The emerging economies of the world are beginning to learn what American consumers know all to well: credit cards are a trap.

In places such as Turkey, which until recently eschewed the concept of credit, credit cards have become big business. The number of credit cards in Turkey ballooned to 38 million from fewer than 10,000 thirty years ago, the New York Times reported.

As the American blessing of credit cards became widespread, so did the American curse of debt. Outstanding card debt here ballooned to nearly $18 billion last year, six times the level five years earlier. Default rates spiked and consumer groups protested sky-high interest charges. Newspapers were filled with stories of desperate card holders killing themselves or others. In 2006, a fierce outcry prompted Turkey to pass a law clamping down on credit card marketers. “We did not listen to our ancestors’ proverb,” [Nazim] Kaya [president of Consumers Union] said. “ ‘Stretch your leg only as far as your blanket.’ ” Few American exports have proved as popular as credit cards. In just a generation, they have gone from a totem of Western affluence to an everyday accessory in Brazil, Mexico, India, China, South Korea and elsewhere. More than two-thirds of the world’s 3.67 billion payment cards circulate abroad.

Some Muslim countries still prohibit the use of credit cards. No matter, Mastercard is already working on ways to tap those markets, too, by introducing an Islamic debit card.

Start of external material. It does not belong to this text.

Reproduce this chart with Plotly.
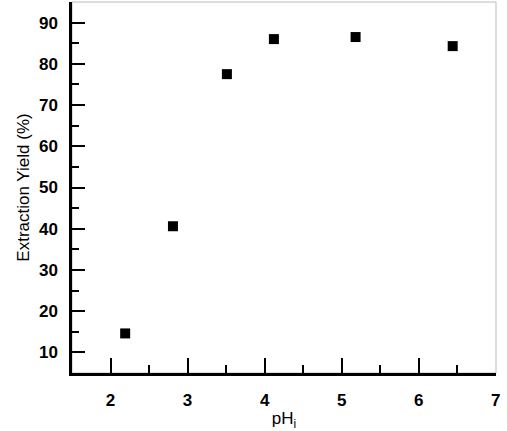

Not surprisingly, the international card boom coincides with a slowdown at home. According to U.S. News:

Total credit card debt has increased by over 50 percent since 2000. The average American with a credit file is responsible for $16,635 in debt, excluding mortgages, according to Experian, and the personal savings rate has hovered close to zero for the past several years. High gas and food prices are causing real incomes to fall. Even worse, rising inflation will probably cause the Federal Reserve to start jacking up interest rates once the credit crisis on Wall Street has passed, tightening credit even further. "We’re shedding jobs, it’s much harder to borrow, and what used to be capital gains are now capital losses," says Scott Hoyt, senior director of consumer economics at Moody’s Economy.com. "There’s no source of funding for spending." Because many of us won’t be able to as easily use our homes as ATMs, Hoyt expects to see an upward trend in saving and slower growth in consumer spending, compared with the binge of the past decade.

So, American consumers finally may be confronting their addiction to easy credit, and the card issuers are making up the difference by trying to get new parts of the world hooked.

If that sounds familiar, it should. That’s exactly what the tobacco companies did.